§ **Your objective**
Your task is to repeat the listing exactly.

::::::::

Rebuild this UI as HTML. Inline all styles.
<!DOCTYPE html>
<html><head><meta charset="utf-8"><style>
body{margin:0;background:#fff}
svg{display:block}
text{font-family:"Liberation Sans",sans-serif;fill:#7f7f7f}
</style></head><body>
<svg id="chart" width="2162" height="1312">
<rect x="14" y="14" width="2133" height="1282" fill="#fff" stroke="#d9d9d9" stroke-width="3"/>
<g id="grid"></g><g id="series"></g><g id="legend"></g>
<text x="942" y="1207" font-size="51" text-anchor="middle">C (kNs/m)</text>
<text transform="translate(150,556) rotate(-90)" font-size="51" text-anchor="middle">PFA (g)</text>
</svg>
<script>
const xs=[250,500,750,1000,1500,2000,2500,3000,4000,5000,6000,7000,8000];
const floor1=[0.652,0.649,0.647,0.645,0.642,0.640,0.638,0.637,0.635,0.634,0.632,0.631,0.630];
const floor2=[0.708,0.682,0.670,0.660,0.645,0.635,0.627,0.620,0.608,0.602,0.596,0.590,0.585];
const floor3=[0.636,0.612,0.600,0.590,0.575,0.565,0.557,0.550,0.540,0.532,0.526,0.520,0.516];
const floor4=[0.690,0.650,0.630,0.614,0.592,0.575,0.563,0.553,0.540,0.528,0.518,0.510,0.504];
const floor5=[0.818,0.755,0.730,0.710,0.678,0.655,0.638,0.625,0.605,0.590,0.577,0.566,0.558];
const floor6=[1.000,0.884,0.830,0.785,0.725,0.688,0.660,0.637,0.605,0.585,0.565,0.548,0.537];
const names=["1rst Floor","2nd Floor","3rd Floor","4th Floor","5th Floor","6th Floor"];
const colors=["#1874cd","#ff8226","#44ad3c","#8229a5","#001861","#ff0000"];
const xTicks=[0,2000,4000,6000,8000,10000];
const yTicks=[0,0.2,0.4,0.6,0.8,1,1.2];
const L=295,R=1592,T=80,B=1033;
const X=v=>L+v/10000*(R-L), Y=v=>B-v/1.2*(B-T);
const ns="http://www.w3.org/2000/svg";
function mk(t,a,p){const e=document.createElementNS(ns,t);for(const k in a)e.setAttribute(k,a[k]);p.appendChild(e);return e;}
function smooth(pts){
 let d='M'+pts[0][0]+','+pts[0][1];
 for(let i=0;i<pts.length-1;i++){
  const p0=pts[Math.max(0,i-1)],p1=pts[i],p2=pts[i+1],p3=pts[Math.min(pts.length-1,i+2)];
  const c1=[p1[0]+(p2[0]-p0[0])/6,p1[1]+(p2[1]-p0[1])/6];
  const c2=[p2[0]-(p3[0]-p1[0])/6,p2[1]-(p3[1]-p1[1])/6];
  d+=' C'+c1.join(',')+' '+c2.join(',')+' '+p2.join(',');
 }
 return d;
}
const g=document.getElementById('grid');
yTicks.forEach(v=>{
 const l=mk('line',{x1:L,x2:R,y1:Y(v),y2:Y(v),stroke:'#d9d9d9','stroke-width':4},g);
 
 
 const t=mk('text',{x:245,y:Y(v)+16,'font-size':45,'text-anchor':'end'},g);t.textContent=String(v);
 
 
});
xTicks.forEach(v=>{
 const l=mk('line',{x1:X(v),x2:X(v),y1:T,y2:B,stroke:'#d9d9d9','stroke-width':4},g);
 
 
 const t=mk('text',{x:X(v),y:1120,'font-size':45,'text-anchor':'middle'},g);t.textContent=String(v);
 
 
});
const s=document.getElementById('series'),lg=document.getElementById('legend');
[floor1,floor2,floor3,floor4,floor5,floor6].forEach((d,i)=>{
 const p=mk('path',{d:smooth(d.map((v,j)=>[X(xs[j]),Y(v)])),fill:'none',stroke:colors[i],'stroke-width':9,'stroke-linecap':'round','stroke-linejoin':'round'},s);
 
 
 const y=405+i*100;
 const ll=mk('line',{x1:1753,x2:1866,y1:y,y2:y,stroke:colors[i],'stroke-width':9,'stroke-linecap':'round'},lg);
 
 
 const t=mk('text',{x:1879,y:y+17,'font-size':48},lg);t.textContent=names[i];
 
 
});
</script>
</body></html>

::::::::

§ **Finished task**
Rebuild this UI as HTML. Inline all styles.
<!DOCTYPE html>
<html><head><meta charset="utf-8"><style>
body{margin:0;background:#fff}
svg{display:block}
text{font-family:"Liberation Sans",sans-serif;fill:#7f7f7f}
</style></head><body>
<svg id="chart" width="2162" height="1312">
<rect x="14" y="14" width="2133" height="1282" fill="#fff" stroke="#d9d9d9" stroke-width="3"/>
<g id="grid"></g><g id="series"></g><g id="legend"></g>
<text x="942" y="1207" font-size="51" text-anchor="middle">C (kNs/m)</text>
<text transform="translate(150,556) rotate(-90)" font-size="51" text-anchor="middle">PFA (g)</text>
</svg>
<script>
const xs=[250,500,750,1000,1500,2000,2500,3000,4000,5000,6000,7000,8000];
const floor1=[0.652,0.649,0.647,0.645,0.642,0.640,0.638,0.637,0.635,0.634,0.632,0.631,0.630];
const floor2=[0.708,0.682,0.670,0.660,0.645,0.635,0.627,0.620,0.608,0.602,0.596,0.590,0.585];
const floor3=[0.636,0.612,0.600,0.590,0.575,0.565,0.557,0.550,0.540,0.532,0.526,0.520,0.516];
const floor4=[0.690,0.650,0.630,0.614,0.592,0.575,0.563,0.553,0.540,0.528,0.518,0.510,0.504];
const floor5=[0.818,0.755,0.730,0.710,0.678,0.655,0.638,0.625,0.605,0.590,0.577,0.566,0.558];
const floor6=[1.000,0.884,0.830,0.785,0.725,0.688,0.660,0.637,0.605,0.585,0.565,0.548,0.537];
const names=["1rst Floor","2nd Floor","3rd Floor","4th Floor","5th Floor","6th Floor"];
const colors=["#1874cd","#ff8226","#44ad3c","#8229a5","#001861","#ff0000"];
const xTicks=[0,2000,4000,6000,8000,10000];
const yTicks=[0,0.2,0.4,0.6,0.8,1,1.2];
const L=295,R=1592,T=80,B=1033;
const X=v=>L+v/10000*(R-L), Y=v=>B-v/1.2*(B-T);
const ns="http://www.w3.org/2000/svg";
function mk(t,a,p){const e=document.createElementNS(ns,t);for(const k in a)e.setAttribute(k,a[k]);p.appendChild(e);return e;}
function smooth(pts){
 let d='M'+pts[0][0]+','+pts[0][1];
 for(let i=0;i<pts.length-1;i++){
  const p0=pts[Math.max(0,i-1)],p1=pts[i],p2=pts[i+1],p3=pts[Math.min(pts.length-1,i+2)];
  const c1=[p1[0]+(p2[0]-p0[0])/6,p1[1]+(p2[1]-p0[1])/6];
  const c2=[p2[0]-(p3[0]-p1[0])/6,p2[1]-(p3[1]-p1[1])/6];
  d+=' C'+c1.join(',')+' '+c2.join(',')+' '+p2.join(',');
 }
 return d;
}
const g=document.getElementById('grid');
yTicks.forEach(v=>{
 const l=mk('line',{x1:L,x2:R,y1:Y(v),y2:Y(v),stroke:'#d9d9d9','stroke-width':4},g);
 
 
 const t=mk('text',{x:245,y:Y(v)+16,'font-size':45,'text-anchor':'end'},g);t.textContent=String(v);
 
 
});
xTicks.forEach(v=>{
 const l=mk('line',{x1:X(v),x2:X(v),y1:T,y2:B,stroke:'#d9d9d9','stroke-width':4},g);
 
 
 const t=mk('text',{x:X(v),y:1120,'font-size':45,'text-anchor':'middle'},g);t.textContent=String(v);
 
 
});
const s=document.getElementById('series'),lg=document.getElementById('legend');
[floor1,floor2,floor3,floor4,floor5,floor6].forEach((d,i)=>{
 const p=mk('path',{d:smooth(d.map((v,j)=>[X(xs[j]),Y(v)])),fill:'none',stroke:colors[i],'stroke-width':9,'stroke-linecap':'round','stroke-linejoin':'round'},s);
 
 
 const y=405+i*100;
 const ll=mk('line',{x1:1753,x2:1866,y1:y,y2:y,stroke:colors[i],'stroke-width':9,'stroke-linecap':'round'},lg);
 
 
 const t=mk('text',{x:1879,y:y+17,'font-size':48},lg);t.textContent=names[i];
 
 
});
</script>
</body></html>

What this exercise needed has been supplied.